During his tenure Munter published 22 statements and speeches addressing matters such as financial reporting issues by special purpose acquisition companies, materiality assessment, risk assessment, auditor independence, and audit firm culture.
“It has been the honor of my career to serve investors and our markets as the Chief Accountant for the past four-plus years and lead the outstandingly talented and dedicated professionals of the Office of the Chief Accountant,” Munter said.
Prior to arriving at the SEC, Munter was a senior instructor of accounting at the University of Colorado. He retired from KPMG, where he served as the lead technical partner for the U.S. firm’s international accounting and International Financial Reporting Standards activities and served on the firm’s international panel responsible for establishing firm positions on the application of IFRS.
Munter earned his Ph.D. in accounting from the University of Colorado. He received his bachelor’s and master’s in accounting from Fresno State. He’s a Certified Public Accountant in Colorado, New York, and Florida. Munter also served as an accounting professor at the University of Miami for 30 years and was the chairman of that university’s accounting department for 10 years.
As the SEC’s top accountant Munter’s guidance targeted crypto assets and led to hundreds of restatements during the SPAC boom. Munter is known as a prolific and articulate speaker who pulled no punches when it came to his views on financial reporting issues.
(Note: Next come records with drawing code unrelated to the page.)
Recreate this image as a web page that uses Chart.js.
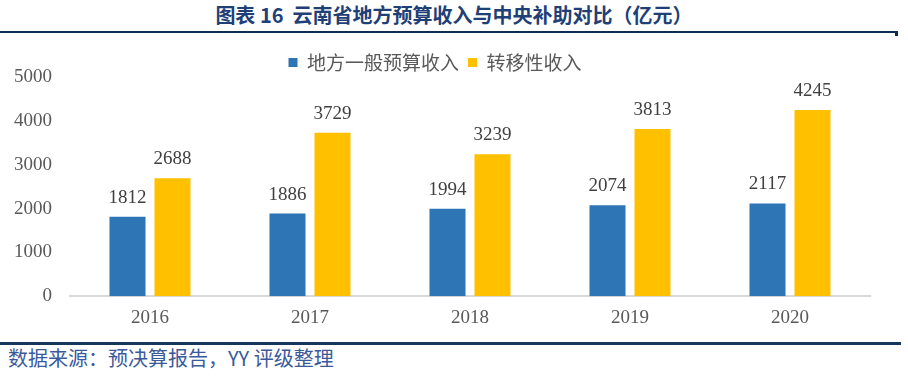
<!DOCTYPE html>
<html>
<head>
<meta charset="utf-8">
<script src="https://cdn.jsdelivr.net/npm/chart.js@4.4.1/dist/chart.umd.min.js"></script>
<style>
  html, body { margin: 0; padding: 0; background: #fff; }
  body { width: 908px; height: 377px; position: relative; overflow: hidden; }
  .title {
    position: absolute; left: 0; top: 3px; width: 908px; text-align: center;
    font-family: 'Noto Sans CJK SC', sans-serif; font-weight: bold; font-size: 20px;
    color: #1F3F77; line-height: 24px;
  }
  .rule-top { position: absolute; left: 0; top: 31px; width: 897px; height: 2px; background: #0E2B50; }
  .rule-top-end { position: absolute; left: 895px; top: 31px; width: 3px; height: 5px; background: #0E2B50; }
  .rule-bottom { position: absolute; left: 0; top: 342px; width: 901px; height: 3px; background: #16365C; }
  .source {
    position: absolute; left: 8px; top: 346px;
    font-family: 'Noto Sans CJK SC', sans-serif; font-size: 20px; color: #3A5A9C; line-height: 24px;
  }
  .wrap { position: absolute; left: 0; top: 40px; width: 908px; height: 299px; }
</style>
</head>
<body>
<div class="title">图表 16&nbsp; 云南省地方预算收入与中央补助对比（亿元）</div>
<div class="rule-top"></div>
<div class="rule-top-end"></div>
<div class="wrap"><canvas id="chart"></canvas></div>
<div class="rule-bottom"></div>
<div class="source">数据来源：预决算报告，YY 评级整理</div>

<script>
// 云南省 地方一般预算收入 vs 转移性收入 (亿元)

const years = ['2016', '2017', '2018', '2019', '2020'];
const localRevenue = [1812, 1886, 1994, 2074, 2117];
const transferRevenue = [2688, 3729, 3239, 3813, 4245];
const yTicks = [0, 1000, 2000, 3000, 4000, 5000];

const SERIF = "'Liberation Serif', 'Times New Roman', serif";
const CJK = "'Noto Sans CJK SC', sans-serif";

// value labels above each bar
const barValueLabels = {
  id: 'barValueLabels',
  afterDatasetsDraw(chart) {
    const ctx = chart.ctx;
    ctx.save();
    ctx.font = '19px ' + SERIF;
    ctx.fillStyle = '#404040';
    ctx.textAlign = 'center';
    ctx.textBaseline = 'alphabetic';
    chart.data.datasets.forEach((ds, i) => {
      chart.getDatasetMeta(i).data.forEach((bar, j) => {
        ctx.fillText(String(ds.data[j]), bar.x, bar.y - 14);
      });
    });
    ctx.restore();
  }
};

// trim the space under the legend so the plot starts where the reference does
const legendSpacer = {
  id: 'legendSpacer',
  beforeInit(chart) {
    const fit = chart.legend.fit;
    chart.legend.fit = function() {
      fit.bind(chart.legend)();
      this.height -= 5;
    };
  }
};

new Chart(document.getElementById('chart').getContext('2d'), {
  type: 'bar',
  data: {
    labels: years,
    datasets: [
      {
        label: '地方一般预算收入',
        data: localRevenue,
        backgroundColor: '#2E75B6',
        categoryPercentage: 0.5625,
        barPercentage: 0.8
      },
      {
        label: '转移性收入',
        data: transferRevenue,
        backgroundColor: '#FFC000',
        categoryPercentage: 0.5625,
        barPercentage: 0.8
      }
    ]
  },
  options: {
    responsive: true,
    maintainAspectRatio: false,
    animation: false,
    layout: { padding: { top: 4, right: 38, left: 0, bottom: 0 } },
    plugins: {
      legend: {
        display: true,
        position: 'top',
        labels: {
          boxWidth: 9,
          boxHeight: 9,
          padding: 9,
          color: '#595959',
          font: { family: CJK, size: 19 }
        }
      },
      tooltip: { enabled: false }
    },
    scales: {
      x: {
        grid: { display: false, drawTicks: false },
        border: { display: true, color: '#D9D9D9', width: 2 },
        ticks: {
          color: '#595959',
          padding: 10,
          font: { family: SERIF, size: 19 }
        }
      },
      y: {
        min: 0,
        max: 5000,
        afterBuildTicks: axis => { axis.ticks = yTicks.map(v => ({ value: v })); },
        afterFit: axis => { axis.width = 70; },
        grid: { display: false, drawTicks: false },
        border: { display: false },
        ticks: {
          color: '#595959',
          padding: 18,
          font: { family: SERIF, size: 19 },
          callback: v => String(v)
        }
      }
    }
  },
  plugins: [barValueLabels, legendSpacer]
});
</script>
</body>
</html>
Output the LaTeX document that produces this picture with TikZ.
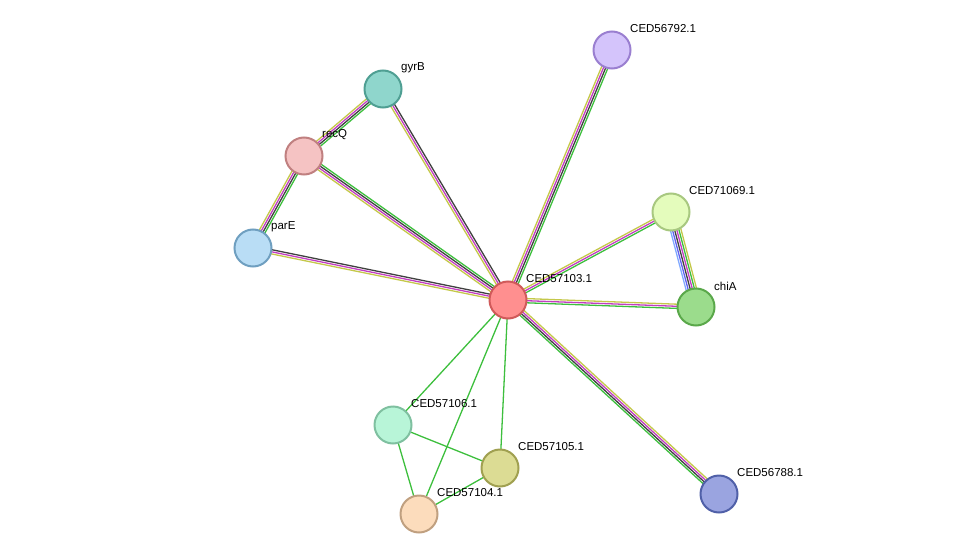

Munter is also known as being similar to Gensler and his talks were known at times as being “full-throated” when it came to detailing his support for robust rulemaking and financial reporting transparency serving investors as well as concerns the accounting industry was facing headwinds. He’s known as someone who didn’t pull punches when it came to sounding the alarm to controversial accounting issues that concerned him.
In July 2023 he called out the practice in which he said crypto companies pay for less precise reviews they then misrepresent to investors as audits. In a written statement, Munter warned accounting firms could be held legally liable for material misstatements made by clients when it came to crypto.
As the acting chief accountant in 2022 he criticized what he called the decline in the level of professionalism in employees at large accounting firms. As a speaker at a conference in New York City Munter expressed his belief accounting was more than just an industry, saying a lack of professionalism was leading to a lack of confidence in accountants and financial information investors use.
During that time in the June 2023, the SEC fined Ernst and Young $100 million for cheating by its auditors on ethics exams and for withholding evidence of wrongdoing from the SEC’s Enforcement Division.
During the peak of the Special Purpose Acquisition Company, SPAC wave, particularly in 2021, through Munter’s guidance “hundreds of restatements” were filed by companies that went public through SPAC mergers, primarily due to complex accounting issues related to warrants and other equity instruments, leading to a significant surge in financial restatements across the market as a whole.